While competing proposals suggested dramatic alterations - with OMA recommending stripping the building to its steel skeleton and Chipperfield proposing complete removal of the chimney - Herzog & de Meuron chose preservation over transformation. Their design maintained the power station's essential character, adding only a modest 'light box' to the roof. Most significantly, they preserved the cathedral-like Turbine Hall as a single, vast central space. The architects even enhanced the spatial experience by removing ground-level framing and ramping the entrance down to the lowest level, allowing visitors to experience the full height of the space. As the architects later reflected, 'the Turbine Hall is probably the best thing we have done in our career.' This enormous void has become a gathering place and venue for extraordinary site-specific art installations, proving that empty space can be more powerful than programmed architecture.

The most radical example of this approach appears in Hastings Pier, a project that earned the prestigious Stirling Prize in 2017. The Victorian pier, originally constructed in 1872, had served as a community gathering place for over a century before a devastating 2010 fire destroyed most of the structure. When architecture firm dRMM was commissioned to restore the heritage asset, they faced the challenge of accommodating numerous community desires within the constraints of a pier structure.
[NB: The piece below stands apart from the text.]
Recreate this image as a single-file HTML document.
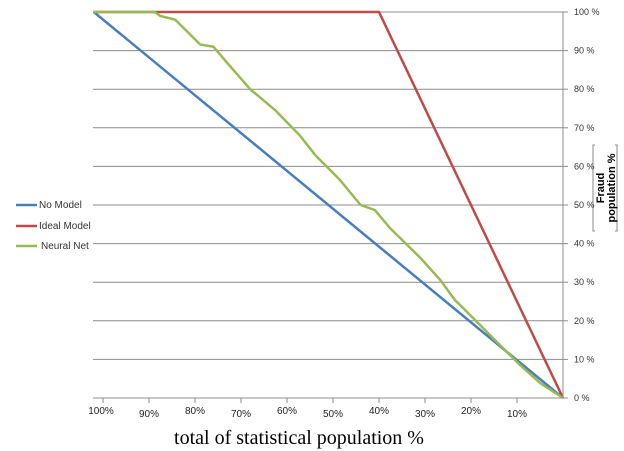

Through extensive community engagement lasting nearly seven years, dRMM developed a brief that seemed impossible to fulfill within a single architectural envelope. Their solution was both brave and defining: apart from a small visitor center at the pier's midpoint, the final design is essentially an empty platform extending into the sea. This absence becomes the project's greatest strength, accommodating circus tents, music events, markets, and countless other activities. The architects explicitly referenced conceptualist Cedric Price, noting that 'users bring their own architecture to plug in and play.' The platform also provides a unique aesthetic experience, surrounding visitors with sea and sky at the pier's terminus.

These three projects illuminate a broader architectural philosophy that extends beyond cultural buildings. The strategy of designing through omission reflects the same logic found in residential 'over-provision' - providing extra rooms, wider corridors, or undefined spaces that allow for unknown future uses. Both approaches champion an architecture of potential, ensuring resilience and adaptability by strategically leaving space for life to unfold. In an era where architectural success is often measured by programmatic efficiency and formal innovation, these projects demonstrate that sometimes the most profound gesture is the space left empty, inviting communities and users to complete the architectural vision through their own inhabitation and use.